To solve the differential equation \(\frac{dy}{dx} = e^{3y} \sin^2 2x\), we first separate the variables:

\(\frac{1}{e^{3y}} dy = \sin^2 2x \, dx\).

Integrate both sides:

\(\int \frac{1}{e^{3y}} \, dy = \int \sin^2 2x \, dx\).

The left side becomes \(-\frac{1}{3} e^{-3y}\).

For the right side, use the double angle formula: \(\sin^2 2x = \frac{1}{2} (1 - \cos 4x)\).

Integrate to get \(\frac{1}{2} \left( x - \frac{1}{4} \sin 4x \right)\).

Combine the results:

\(-\frac{1}{3} e^{-3y} = \frac{1}{2} \left( x - \frac{1}{4} \sin 4x \right) + C\).

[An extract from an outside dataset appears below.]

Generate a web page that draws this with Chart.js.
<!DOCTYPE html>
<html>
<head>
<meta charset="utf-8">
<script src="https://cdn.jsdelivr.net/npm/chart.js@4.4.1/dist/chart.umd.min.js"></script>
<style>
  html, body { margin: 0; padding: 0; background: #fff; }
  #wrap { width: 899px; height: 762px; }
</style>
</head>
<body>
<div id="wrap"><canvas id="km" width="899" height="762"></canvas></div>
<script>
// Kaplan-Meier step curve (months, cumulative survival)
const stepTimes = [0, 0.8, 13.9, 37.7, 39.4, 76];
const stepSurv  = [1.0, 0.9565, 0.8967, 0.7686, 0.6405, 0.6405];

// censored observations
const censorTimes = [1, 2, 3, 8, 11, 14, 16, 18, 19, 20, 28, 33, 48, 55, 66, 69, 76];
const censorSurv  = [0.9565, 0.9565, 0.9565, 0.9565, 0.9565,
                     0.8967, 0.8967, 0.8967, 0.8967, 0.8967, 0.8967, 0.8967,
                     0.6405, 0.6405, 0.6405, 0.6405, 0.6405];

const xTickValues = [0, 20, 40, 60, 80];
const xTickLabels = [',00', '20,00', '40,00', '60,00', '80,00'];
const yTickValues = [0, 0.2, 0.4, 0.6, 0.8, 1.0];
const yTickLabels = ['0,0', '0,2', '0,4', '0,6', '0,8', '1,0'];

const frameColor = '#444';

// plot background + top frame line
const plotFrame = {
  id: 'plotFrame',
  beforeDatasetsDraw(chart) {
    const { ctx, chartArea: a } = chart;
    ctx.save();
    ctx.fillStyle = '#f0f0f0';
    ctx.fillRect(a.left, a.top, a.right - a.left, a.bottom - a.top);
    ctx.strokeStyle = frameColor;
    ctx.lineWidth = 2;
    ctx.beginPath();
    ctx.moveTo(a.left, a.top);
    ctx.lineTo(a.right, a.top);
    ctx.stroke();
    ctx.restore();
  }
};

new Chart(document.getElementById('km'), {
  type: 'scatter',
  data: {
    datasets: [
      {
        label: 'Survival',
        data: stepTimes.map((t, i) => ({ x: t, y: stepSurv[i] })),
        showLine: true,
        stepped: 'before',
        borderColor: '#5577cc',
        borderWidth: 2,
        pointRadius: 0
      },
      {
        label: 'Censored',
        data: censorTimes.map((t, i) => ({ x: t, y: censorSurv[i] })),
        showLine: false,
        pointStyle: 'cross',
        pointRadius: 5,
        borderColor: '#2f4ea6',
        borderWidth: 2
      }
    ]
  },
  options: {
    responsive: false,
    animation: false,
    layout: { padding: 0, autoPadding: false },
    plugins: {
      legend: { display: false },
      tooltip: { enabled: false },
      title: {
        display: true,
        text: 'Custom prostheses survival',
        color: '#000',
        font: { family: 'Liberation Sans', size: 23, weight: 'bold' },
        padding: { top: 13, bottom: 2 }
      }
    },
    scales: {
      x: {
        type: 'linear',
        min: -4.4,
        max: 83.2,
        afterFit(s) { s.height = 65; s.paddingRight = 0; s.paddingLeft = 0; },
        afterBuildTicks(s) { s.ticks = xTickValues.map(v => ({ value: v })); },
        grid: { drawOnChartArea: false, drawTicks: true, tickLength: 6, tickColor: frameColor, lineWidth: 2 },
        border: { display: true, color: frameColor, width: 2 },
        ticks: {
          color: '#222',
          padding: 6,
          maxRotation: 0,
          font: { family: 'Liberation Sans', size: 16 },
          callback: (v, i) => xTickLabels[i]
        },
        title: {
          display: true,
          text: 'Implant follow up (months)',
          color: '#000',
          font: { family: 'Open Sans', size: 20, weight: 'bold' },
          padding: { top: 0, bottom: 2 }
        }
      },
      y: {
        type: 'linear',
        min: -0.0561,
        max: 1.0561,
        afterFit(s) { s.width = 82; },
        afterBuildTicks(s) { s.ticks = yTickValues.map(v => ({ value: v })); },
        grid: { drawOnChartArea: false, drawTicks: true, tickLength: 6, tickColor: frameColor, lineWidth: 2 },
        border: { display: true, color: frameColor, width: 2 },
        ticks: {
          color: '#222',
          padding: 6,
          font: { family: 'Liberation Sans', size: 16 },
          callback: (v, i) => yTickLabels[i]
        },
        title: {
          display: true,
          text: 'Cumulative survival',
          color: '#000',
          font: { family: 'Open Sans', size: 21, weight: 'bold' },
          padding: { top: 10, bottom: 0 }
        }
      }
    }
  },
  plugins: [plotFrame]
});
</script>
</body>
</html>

Use the initial condition \(y = 0\) when \(x = 0\) to find \(C\):

\(-\frac{1}{3} = C\).

Substitute \(x = \frac{1}{2}\) to find \(y\):

\(-\frac{1}{3} e^{-3y} = \frac{1}{2} \left( \frac{1}{2} - \frac{1}{4} \sin 2 \right) - \frac{1}{3}\).

Simplify to find \(y = 0.175\) or \(y = -\frac{1}{3} \ln \left( \frac{1}{4} + \frac{3}{8} \sin 2 \right)\).